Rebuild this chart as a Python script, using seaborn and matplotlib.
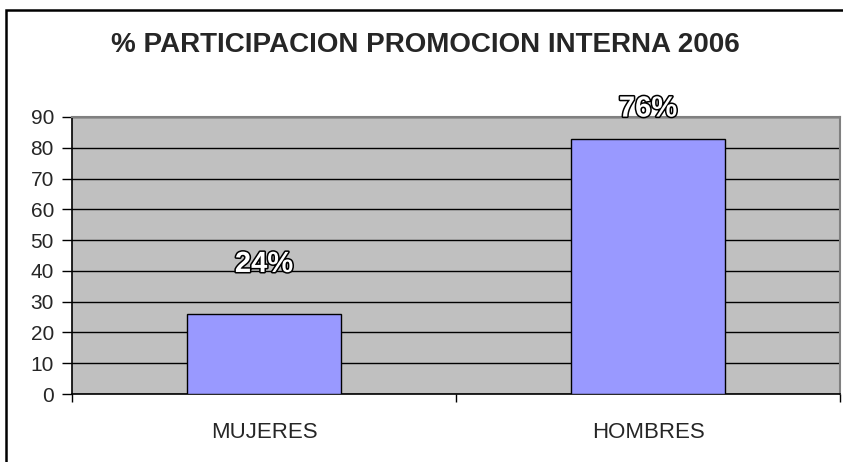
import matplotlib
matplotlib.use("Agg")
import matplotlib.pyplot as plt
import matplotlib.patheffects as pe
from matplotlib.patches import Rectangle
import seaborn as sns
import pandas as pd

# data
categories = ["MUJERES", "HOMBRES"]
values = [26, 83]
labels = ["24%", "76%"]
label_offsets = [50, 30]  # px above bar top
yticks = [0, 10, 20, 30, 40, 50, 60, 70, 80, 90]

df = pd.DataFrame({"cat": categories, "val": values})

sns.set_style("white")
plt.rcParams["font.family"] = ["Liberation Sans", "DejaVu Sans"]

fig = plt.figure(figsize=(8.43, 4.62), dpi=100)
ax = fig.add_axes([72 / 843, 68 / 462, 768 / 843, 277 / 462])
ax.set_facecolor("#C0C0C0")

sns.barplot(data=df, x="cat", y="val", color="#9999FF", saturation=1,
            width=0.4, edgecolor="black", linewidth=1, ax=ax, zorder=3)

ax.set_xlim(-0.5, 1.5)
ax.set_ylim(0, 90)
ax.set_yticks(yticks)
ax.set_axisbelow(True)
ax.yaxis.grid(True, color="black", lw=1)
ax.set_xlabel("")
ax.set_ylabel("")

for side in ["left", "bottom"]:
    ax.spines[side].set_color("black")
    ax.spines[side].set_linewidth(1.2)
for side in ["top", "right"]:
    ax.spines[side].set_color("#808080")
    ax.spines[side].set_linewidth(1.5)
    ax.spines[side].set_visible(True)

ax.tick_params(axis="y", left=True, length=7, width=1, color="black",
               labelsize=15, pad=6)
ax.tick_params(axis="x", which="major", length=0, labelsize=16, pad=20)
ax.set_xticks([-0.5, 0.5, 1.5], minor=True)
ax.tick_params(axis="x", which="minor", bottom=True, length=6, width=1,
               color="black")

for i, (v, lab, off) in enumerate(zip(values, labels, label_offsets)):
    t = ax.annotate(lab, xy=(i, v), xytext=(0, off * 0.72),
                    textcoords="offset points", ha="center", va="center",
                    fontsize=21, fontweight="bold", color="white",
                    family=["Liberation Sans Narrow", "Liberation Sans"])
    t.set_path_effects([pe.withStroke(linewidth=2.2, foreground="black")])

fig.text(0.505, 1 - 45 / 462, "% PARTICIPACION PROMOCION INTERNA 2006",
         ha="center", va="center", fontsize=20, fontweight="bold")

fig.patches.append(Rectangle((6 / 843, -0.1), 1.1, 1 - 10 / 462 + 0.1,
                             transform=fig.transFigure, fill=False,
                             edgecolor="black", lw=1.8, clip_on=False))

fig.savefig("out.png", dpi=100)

## Instructions to follow
Repeat only the lines between the start of the data and the line with "linewidth=1, ax=ax, zorder=3)", including those two lines, and skip the pictures.

## In response
Rebuild this chart as a Python script, using seaborn and matplotlib.
import matplotlib
matplotlib.use("Agg")
import matplotlib.pyplot as plt
import matplotlib.patheffects as pe
from matplotlib.patches import Rectangle
import seaborn as sns
import pandas as pd

# data
categories = ["MUJERES", "HOMBRES"]
values = [26, 83]
labels = ["24%", "76%"]
label_offsets = [50, 30]  # px above bar top
yticks = [0, 10, 20, 30, 40, 50, 60, 70, 80, 90]

df = pd.DataFrame({"cat": categories, "val": values})

sns.set_style("white")
plt.rcParams["font.family"] = ["Liberation Sans", "DejaVu Sans"]

fig = plt.figure(figsize=(8.43, 4.62), dpi=100)
ax = fig.add_axes([72 / 843, 68 / 462, 768 / 843, 277 / 462])
ax.set_facecolor("#C0C0C0")

sns.barplot(data=df, x="cat", y="val", color="#9999FF", saturation=1,
            width=0.4, edgecolor="black", linewidth=1, ax=ax, zorder=3)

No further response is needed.